Именно это движение в период между 1999 и 2005 годами смогло поставить войну в центр национального сознания. Именно оно вынудило государство к признанию Великой Отечественной значительнейшим событием русской истории ХХ века, на осознании того факта, что наш народ, наше общество, наше государство, наше Церковь (та самая Церковь, которая впервые назвала войну Отечественной, подсказала официальной пропаганде список исторических образов, к которым следует обратиться, чьи служители участвовали в партизанском движении и в разведке, которая посылала на фронт построенные на деньги верующих танковые колонны) победили в крупнейшей и страшнейшей войне вей мировой истории. Не просто победили, но сумели установить прочный мировой порядок, который уже 66 лет избавляет мир от нового глобального кровопролития. Наше отчужденное от нации государство пошло на эти признания не легко и со скрипом. Пошло потому, что только на этом фундаменте возможно хоть какое-то его соглашение с нацией. При любом отказе от величайшего исторического достижения русских в нашей новейшей истории ни о какой легитимности власти, политической системы, ни о каком идеологическом мире говорить не придется. Страна рассыплется вдребезги. Государство это понимает очень хорошо и именно отсюда эти официозные, порой не вполне уместные пышности и «гламурности» в праздновании победы в последние годы. Людям, отгороженным от нас постами, уровнем богатств, образом жизни, рублевскими заборами и синими мигалками, очень важно показать, что они хотя бы один день в году одной с нами крови. Получается не очень, но в интересах гражданского мира лучше уж так, чем никак.
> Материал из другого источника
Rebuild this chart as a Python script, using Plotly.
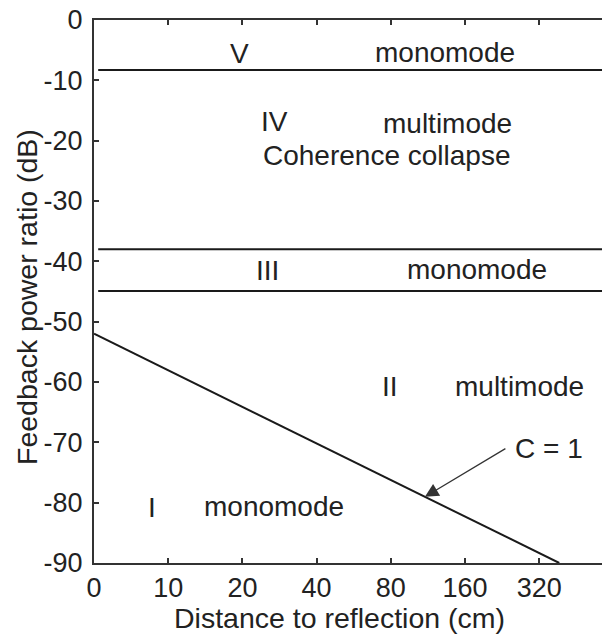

Так или иначе, память о Войне, как память о Великой Победе, оказалась единственной работающей точкой сборки нации. Той точкой, в которой мы продолжаем себя все чувствовать братьями и сестрами. 9 мая – это тот день в который мы все – одна семья. В семье бывает разное. Хорошее, плохое, всякое. Бывают скандалы, обиды, пересуды. Семья решает такие проблемы по домашнему, тихо, между своими, и хорошенько подумав. Тем более, что когда подумаешь значительная часть сплетен оказывается клеветой, а многие проблемы – ерундой. В семье не любят только тех, кто зайдя к отцу, возвращается и начинает с насмешкой рассказывать как он не ладно лежит и где и что у него болтается. Так сказано в Писаниях, так было в веках прежде нас, и так будет, пока на земле останется хотя бы несколько человек, подчиняющихся не похоти, а нравственному закону.